The International Monetary Fund on Tuesday urged El Salvador to remove Bitcoin (BTC) as legal tender, according to a new report published by the organization. IMF directors asserted "there are large risks associated with the use of bitcoin on financial stability, financial integrity, and consumer protection, as well as the associated fiscal contingent liabilities."
The IMF said some directors also expressed concern over the risks associated with issuing Bitcoin-backed bonds, referring to President Nayib Bukele's plan to raise $1 billion via a "Bitcoin Bond" in partnership with digital assets infrastructure firm Blockstream. The report was published after bilateral talks with El Salvador, and it pushes the country's authorities to narrow the scope of its Bitcoin law by removing the status of legal money.

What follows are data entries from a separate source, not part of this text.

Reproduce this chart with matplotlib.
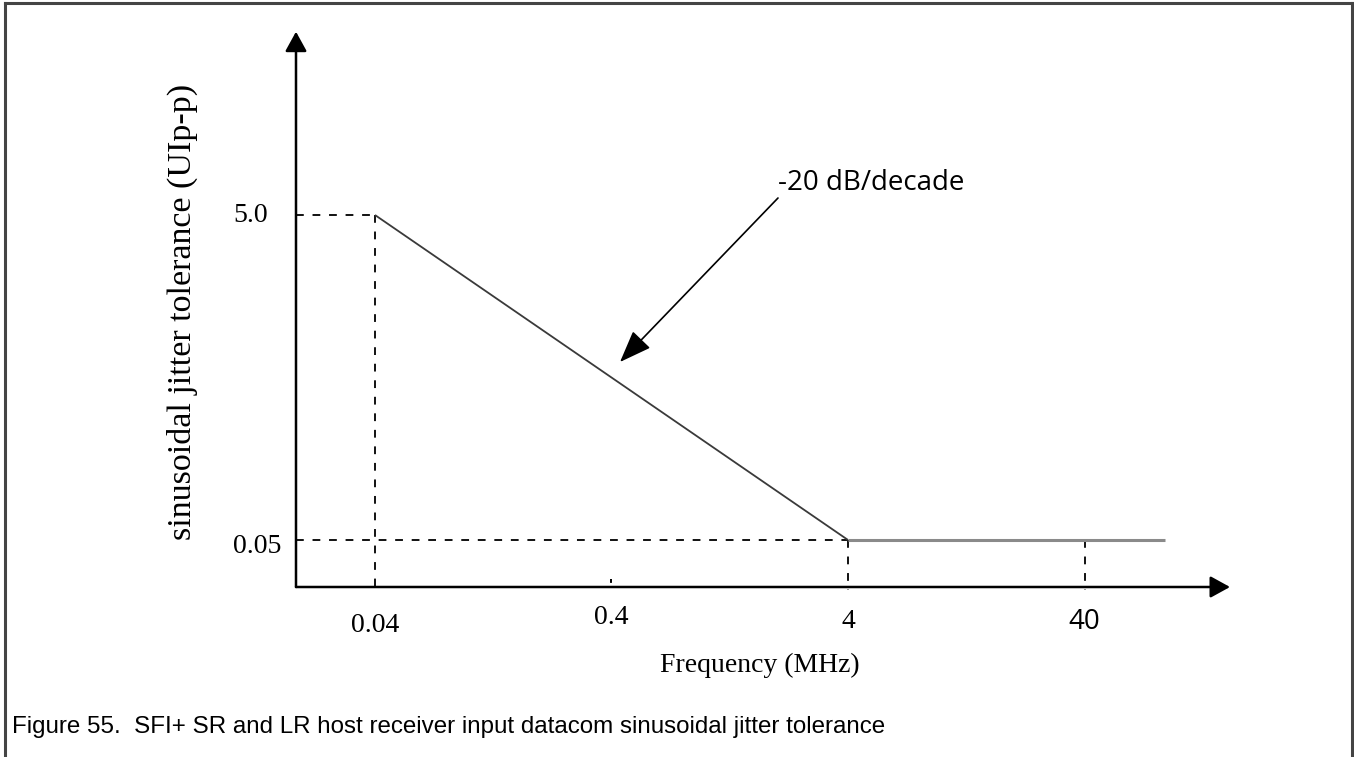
import numpy as np
import matplotlib.pyplot as plt
from matplotlib.lines import Line2D

# jitter tolerance mask: corner points (MHz, UIp-p)
slope_freq = [0.04, 4]
slope_jitter = [5.0, 0.05]
flat_freq = [4, 88]
flat_jitter = [0.05, 0.05]

x_ticks = [0.04, 0.4, 4, 40]
x_tick_labels = ["0.04", "0.4", "4", "40"]
y_ticks = [5.0, 0.05]
y_tick_labels = ["5.0", "0.05"]

serif = "Liberation Serif"
sans = "Open Sans"

fig = plt.figure(figsize=(13.54, 7.57), dpi=100)

# outer frame of the figure box
frame_kw = dict(transform=fig.transFigure, color="#444444", lw=2.2)
fig.add_artist(Line2D([0.0037, 0.0037], [0, 0.996], **frame_kw))
fig.add_artist(Line2D([0.0037, 0.9985], [0.996, 0.996], **frame_kw))
fig.add_artist(Line2D([0.9985, 0.9985], [0, 0.996], **frame_kw))

ax = fig.add_axes([296 / 1354, 1 - 587 / 757, (1230 - 296) / 1354, (587 - 35) / 757])
ax.set_xscale("log")
ax.set_yscale("log")
ax.set_xlim(0.01854, 164.9)
ax.set_ylim(0.02568, 64.1)
for s in ax.spines.values():
    s.set_visible(False)
ax.set_xticks([])
ax.set_yticks([])
ax.minorticks_off()

# axes with arrow heads
arrow_kw = dict(arrowstyle="-|>,head_length=0.6,head_width=0.33", color="black", lw=1.8,
                mutation_scale=20, shrinkA=0, shrinkB=0)
ax.annotate("", xy=(0, 1.006), xytext=(0, 0), xycoords="axes fraction", arrowprops=arrow_kw)
ax.annotate("", xy=(1, 0), xytext=(0, 0), xycoords="axes fraction", arrowprops=arrow_kw)

ybot = ax.get_ylim()[0]
xleft = ax.get_xlim()[0]
dash = (0, (4, 4.5))
dkw = dict(color="#111111", lw=1.4, linestyle=dash, clip_on=False)

# dashed guide lines
ax.plot([xleft, slope_freq[0]], [slope_jitter[0]] * 2, **dkw)
ax.plot([xleft, slope_freq[1]], [slope_jitter[1]] * 2, **dkw)
ax.plot([slope_freq[0]] * 2, [slope_jitter[0], ybot * 0.96], **dkw)
ax.plot([x_ticks[2]] * 2, [slope_jitter[1], ybot * 0.96], **dkw)
ax.plot([x_ticks[3]] * 2, [flat_jitter[0], ybot * 0.96], **dkw)
ax.plot([x_ticks[1]] * 2, [ybot * 1.12, ybot * 0.93], color="black", lw=1.4,
        linestyle=(0, (2, 5)), clip_on=False)

# mask curve
ax.plot(slope_freq, slope_jitter, color="#3a3a3a", lw=1.3, solid_capstyle="butt")
ax.plot(flat_freq, flat_jitter, color="#8a8a8a", lw=2.2, solid_capstyle="butt")

# tick labels
label_off = [-38, -30, -34, -35]
for xv, lab, off in zip(x_ticks, x_tick_labels, label_off):
    fam = sans if lab == "40" else serif
    ax.annotate(lab, xy=(xv, ybot), xycoords="data", xytext=(0, off), textcoords="offset pixels",
                ha="center", va="center", fontsize=20, family=fam, annotation_clip=False)
y_off = [0, -7]
for yv, lab, off in zip(y_ticks, y_tick_labels, y_off):
    ax.annotate(lab, xy=(xleft, yv), xycoords="data", xytext=(-63, off), textcoords="offset pixels",
                ha="left", va="center", fontsize=20, family=serif, annotation_clip=False)

fig.text(760 / 1354, 1 - 665 / 757, "Frequency (MHz)", ha="center", va="center",
         fontsize=20, family=serif)
fig.text(182 / 1354, 1 - 312 / 757, "sinusoidal jitter tolerance (UIp-p)", ha="center",
         va="center", rotation=90, fontsize=24.5, family=serif)

# slope annotation
fig.text(778 / 1354, 1 - 183 / 757, "-20 dB/decade", ha="left", va="center",
         fontsize=20, family=sans)
ax.annotate("", xy=(620 / 1354, 1 - 362 / 757), xycoords="figure fraction",
            xytext=(778 / 1354, 1 - 198 / 757), textcoords="figure fraction",
            arrowprops=dict(arrowstyle="-|>,head_length=1.0,head_width=0.38", color="black",
                            lw=1.2, mutation_scale=20, shrinkA=0, shrinkB=0))

# caption
fig.text(12 / 1354, 1 - 727 / 757, "Figure 55.  SFI+ SR and LR host receiver input datacom sinusoidal jitter tolerance",
         ha="left", va="center", fontsize=17.4, family="Liberation Sans")

fig.savefig("out.png", dpi=100)
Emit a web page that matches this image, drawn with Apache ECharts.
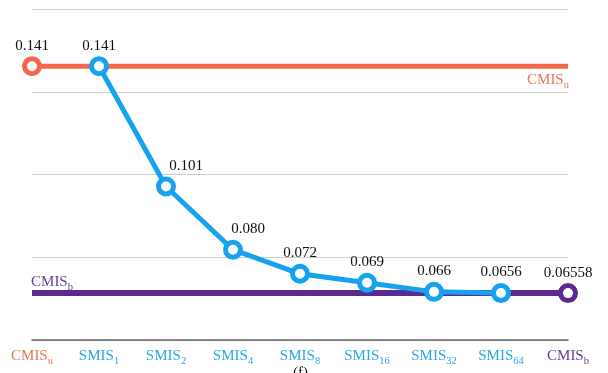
<!DOCTYPE html>
<html>
<head>
<meta charset="utf-8">
<script src="https://cdn.jsdelivr.net/npm/echarts@6/dist/echarts.min.js"></script>
<style>html,body{margin:0;padding:0;background:#fff}#c{width:608px;height:373px}</style>
</head>
<body>
<div id="c"></div>
<script>
var categories = ['CMIS_u','SMIS_1','SMIS_2','SMIS_4','SMIS_8','SMIS_16','SMIS_32','SMIS_64','CMIS_b'];
var cmisU = [0.141,0.141,0.141,0.141,0.141,0.141,0.141,0.141,0.141];
var smis = [null,0.141,0.101,0.080,0.072,0.069,0.066,0.0656,null];
var smisLabels = ['', '0.141','0.101','0.080','0.072','0.069','0.066','0.0656',''];
var cmisB = [0.06558,0.06558,0.06558,0.06558,0.06558,0.06558,0.06558,0.06558,0.06558];
var cmisULabel = '0.141';
var cmisBLabel = '0.06558';

var RED = '#F4674A', BLUE = '#17A2F0', PURPLE = '#5A2A92';
var RED_T = '#E8735C', BLUE_T = '#2AA6EA', PURPLE_T = '#6A3A9E';
var FONT = '"Liberation Serif", "DejaVu Serif", serif';

function catColorKey(i){ return i === 0 ? 'r' : (i === categories.length-1 ? 'p' : 'b'); }

var chart = echarts.init(document.getElementById('c'));

var smisData = smis.map(function(v,i){
  if (v === null) return null;
  var off = [0,0];
  if (i === 2) off = [20,0];
  if (i === 3) off = [15,0];
  return {value: v, label: {show: true, offset: off, formatter: smisLabels[i]}};
});

function subRich(col){
  return {m: {fontSize: 15, color: col, fontFamily: FONT, verticalAlign: 'bottom', lineHeight: 17},
          s: {fontSize: 10.5, color: col, fontFamily: FONT, verticalAlign: 'bottom', lineHeight: 12, padding: [0,0,-3,0]}};
}

var hidden = {symbol: 'circle', symbolSize: 0.01, itemStyle: {borderWidth: 0, opacity: 0}};

var uData = cmisU.map(function(v,i){
  if (i === 0) return {value: v, symbol: 'circle', label: {show: true, formatter: cmisULabel, position: 'top', distance: 3, color: '#111'}};
  if (i === categories.length-1) return {value: v, symbol: 'circle', symbolSize: 1, itemStyle: {borderWidth: 0, color: 'rgba(0,0,0,0)'},
     label: {show: true, position: 'bottom', distance: 4, offset: [-20, 0], formatter: '{m|CMIS}{s|u}', rich: subRich(RED_T)}};
  return {value: v, symbol: 'none'};
});

var bData = cmisB.map(function(v,i){
  if (i === categories.length-1) return {value: v, symbol: 'circle', label: {show: true, formatter: cmisBLabel, position: 'top', distance: 3, color: '#111'}};
  if (i === 0) return {value: v, symbol: 'circle', symbolSize: 1, itemStyle: {borderWidth: 0, color: 'rgba(0,0,0,0)'},
     label: {show: true, position: 'top', distance: 3, offset: [20, 0], formatter: '{m|CMIS}{s|b}', rich: subRich(PURPLE_T)}};
  return {value: v, symbol: 'none'};
});

var rich = {};
[['r',RED_T],['b',BLUE_T],['p',PURPLE_T]].forEach(function(p){
  rich[p[0]] = {fontSize: 15, color: p[1], fontFamily: FONT, verticalAlign: 'bottom', lineHeight: 17};
  rich[p[0]+'s'] = {fontSize: 10.5, color: p[1], fontFamily: FONT, verticalAlign: 'bottom', lineHeight: 12, padding: [0,0,-3,0]};
});

chart.setOption({
  animation: false,
  backgroundColor: '#fff',
  textStyle: {fontFamily: FONT},
  grid: {left: 32, right: 40, top: 9, bottom: 33, containLabel: false},
  xAxis: {
    type: 'category', data: categories, boundaryGap: false,
    axisLine: {show: true, lineStyle: {color: '#666', width: 1.5}},
    axisTick: {show: false},
    splitLine: {show: false},
    axisLabel: {
      margin: 7, interval: 0,
      formatter: function(val, i){
        var parts = val.split('_'); var k = catColorKey(i);
        return '{' + k + '|' + parts[0] + '}{' + k + 's|' + parts[1] + '}';
      },
      rich: rich
    }
  },
  yAxis: {
    type: 'value', min: 0.05, max: 0.16, interval: 0.0275,
    axisLine: {show: false}, axisTick: {show: false}, axisLabel: {show: false},
    splitLine: {lineStyle: {color: '#cfcfcf', width: 1}}
  },
  series: [
    {
      name: 'CMISu', type: 'line', data: uData, z: 2,
      lineStyle: {color: RED, width: 5}, symbolSize: 15,
      itemStyle: {color: '#fff', borderColor: RED, borderWidth: 5},
      label: {fontSize: 15, fontFamily: FONT, color: '#111'}
    },
    {
      name: 'CMISb', type: 'line', data: bData, z: 3,
      lineStyle: {color: PURPLE, width: 6}, symbolSize: 15,
      itemStyle: {color: '#fff', borderColor: PURPLE, borderWidth: 5},
      label: {fontSize: 15, fontFamily: FONT, color: '#111'}
    },
    {
      name: 'SMIS', type: 'line', data: smisData, z: 4, connectNulls: false,
      lineStyle: {color: BLUE, width: 5}, symbol: 'circle', symbolSize: 15, showAllSymbol: true,
      itemStyle: {color: '#fff', borderColor: BLUE, borderWidth: 5},
      label: {show: true, position: 'top', distance: 3, fontSize: 15, fontFamily: FONT, color: '#111'}
    }
  ],
  graphic: [{type: 'text', left: 293, top: 366, style: {text: '(f)', font: '15px ' + FONT, fill: '#111'}}]
});
</script>
</body>
</html>
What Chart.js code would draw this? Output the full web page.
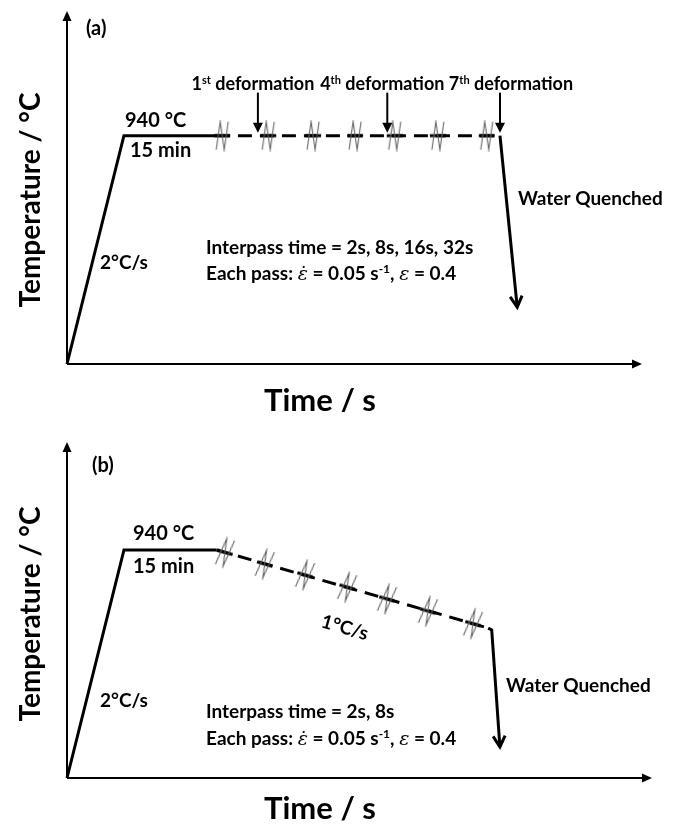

In September 2021, the Central American nation became the world's first country to adopt the cryptocurrency as legal tender alongside the U.S. dollar (USD). Bukele's administration has also acquired hundreds of BTC on the country's balance sheet in recent months and bought an extra $15 million worth last Friday.
Here is the rest of the week in review:
Google's (NASDAQ: GOOGL) cloud division has established a group to build business around blockchain applications, following efforts to grow in retail, healthcare, and other industries. The tech giant's veteran Shivakumar Venkataraman has taken charge of a new blockchain group, which is separate from the cloud team oriented around digital assets. Richard Widmann, head of strategy for digital assets at Google's cloud unit, said: "We think that if we do our jobs right, it will drive decentralization." He noted the cloud unit aims to hire a slew of people with blockchain expertise and it is considering what types of services to offer directly to developers in the blockchain industry. Google's cloud marketplace already offers tools developers can use to start building blockchain networks, as well as data sets that people can explore with the BigQuery service to view crypto transaction history. Success in the blockchain space could help Google further diversify away from advertising and become more prominent in the growing market for cloud computing and storage services.
Fireblocks has raised a $550 million Series E funding round that increases its new valuation to $8 billion. D1 Capital Partners and Spark Capital led the latest round, with participation from General Atlantic, Index Ventures, Mammoth, CapitalG, Altimeter, and other investors. The New York-based blockchain firm is a crypto asset custodian. It helps exchanges, trading desks, hedge funds, and banks issue, store, and transfer about $215 billion worth of digital assets per month. Its custodial offering features a novel form of wallet security called multi-party computation, which entails splitting private keys into shares among multiple parties who each compute their part of the key without revealing private data. The firm's institutional customers surged from 150 to 800 in just one year. The firm claims to offer support for 1,000 crypto assets across over 20 blockchains. Fireblocks plans to use the fresh capital to further invest in innovation around decentralized finance, non-fungible tokens, and payments.
Crypto prices edged up to $1.66 trillion this week, still in the downturn. For the majors, Bitcoin and Ether (ETH) climbed while Terra (LUNA) plunged. In the top 100, the biggest decliners were Terra, down 29%, Cosmos (ATOM), down 15.7%, and Kusama (KSM), down 11%. The biggest gainers were FLOW, up 32%, Helium (HNT), up 27%, and The Sandbox (SAND), up 26%. Next week traders will watch if the market makes another big move.
The author owns a small amount of BTC.